By Jenn Wintermantel, April 29, 2014
6. The Old Parsonage/The Old Town Hall/The Parade sign
The Old Parsonage
Local folk lore handed down by generations, established the date of the building as 1699. Architect John Mead Howells, in his "Architectural Heritage of the Piscataqua" sets the date as 1710. Later researchers claim the date of 1725. The house was built by Richard Pomeroy, first sexton of the Church. His death in 1725 makes one of the earlier dates seem more likely.
The building was acquired by the Town from the Knight family in 1765. In 1788 it was put in suitable repair for occupancy by the family of the Reverend Joseph Langdon. His pastorate lasted for twenty-two years. In addition to its use as a parsonage it has served as a tavern, town farm for the poor, a school (where women were not allowed to teach) and rented to individuals. The Newington Historical Society has leased the building since 1912.

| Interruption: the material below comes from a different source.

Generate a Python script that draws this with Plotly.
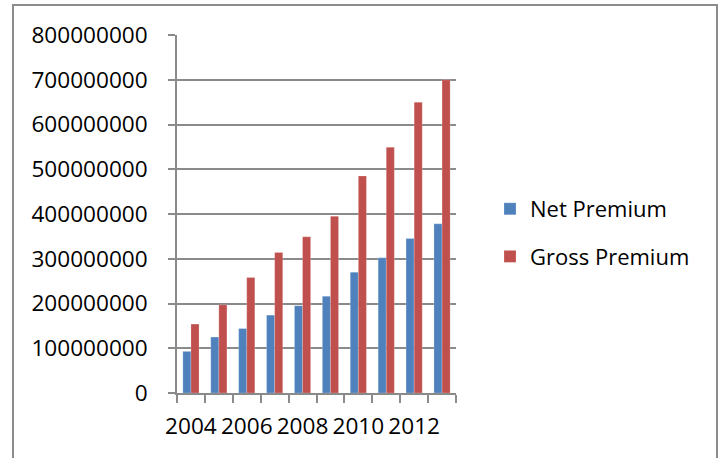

Details of the structure are illustrated in Mr. Howell's book. The Old Parsonage has been designated by the Secretary of the Interior as "being worthy of the most careful preservation for the benefit of future generations," and is documented in the Library of Congress. The photo shows the unique design of the rear entrance.
The Old Town Hall
Built in 1872, the venerable building (opposite) served as the seat of government for almost a century. It also housed a two-room elementary school until 1921. In addition to the sometime stormy town meetings where everything was hotly discussed from highway appropriations to the support of indigent widows and the offspring of unwed mothers, the old building was the home of the Piscataqua Grange and the Reapers Circle.
Before the advent of radio and television, the old hall served as the social center for square dances, plays and whist parties. The sign above the door was intended for a ship of that name, one of many built on the local river bank during World War One. The Armistice of 1918 left the "Newington" and several other partially completed hulls rotting on the building ways.
Until recent years, the section of road between the two buildings was known as the "parade," an area where Town Militia was mustered and drilled in the manual of arms. Every town in colonial New Hampshire was ordered in 1696 by the General Assembly to organize a company of militia. All able bodied males, including slaves and indentured servants, between the ages of 16 and 60, were required to equip themselves with a musket, powder and ball and to drill at least six times a year. The militia law was welcomed in the local settlement. In 1690, a party of Indians raided Fox Point where they burned several houses, killed 14 people and carried away six. Fox Point is about two miles north of here. The entire settlement, until it was set apart as a separate parish in 1712, was called Bloody Point. The settlement, surrounding five garrison houses, was under the threat of attack throughout the French and Indian Wars from 1689 to 1717.
The road was part of the ancient Post Road from Boston and Newburyport to Dover, Concord and the northern wilderness.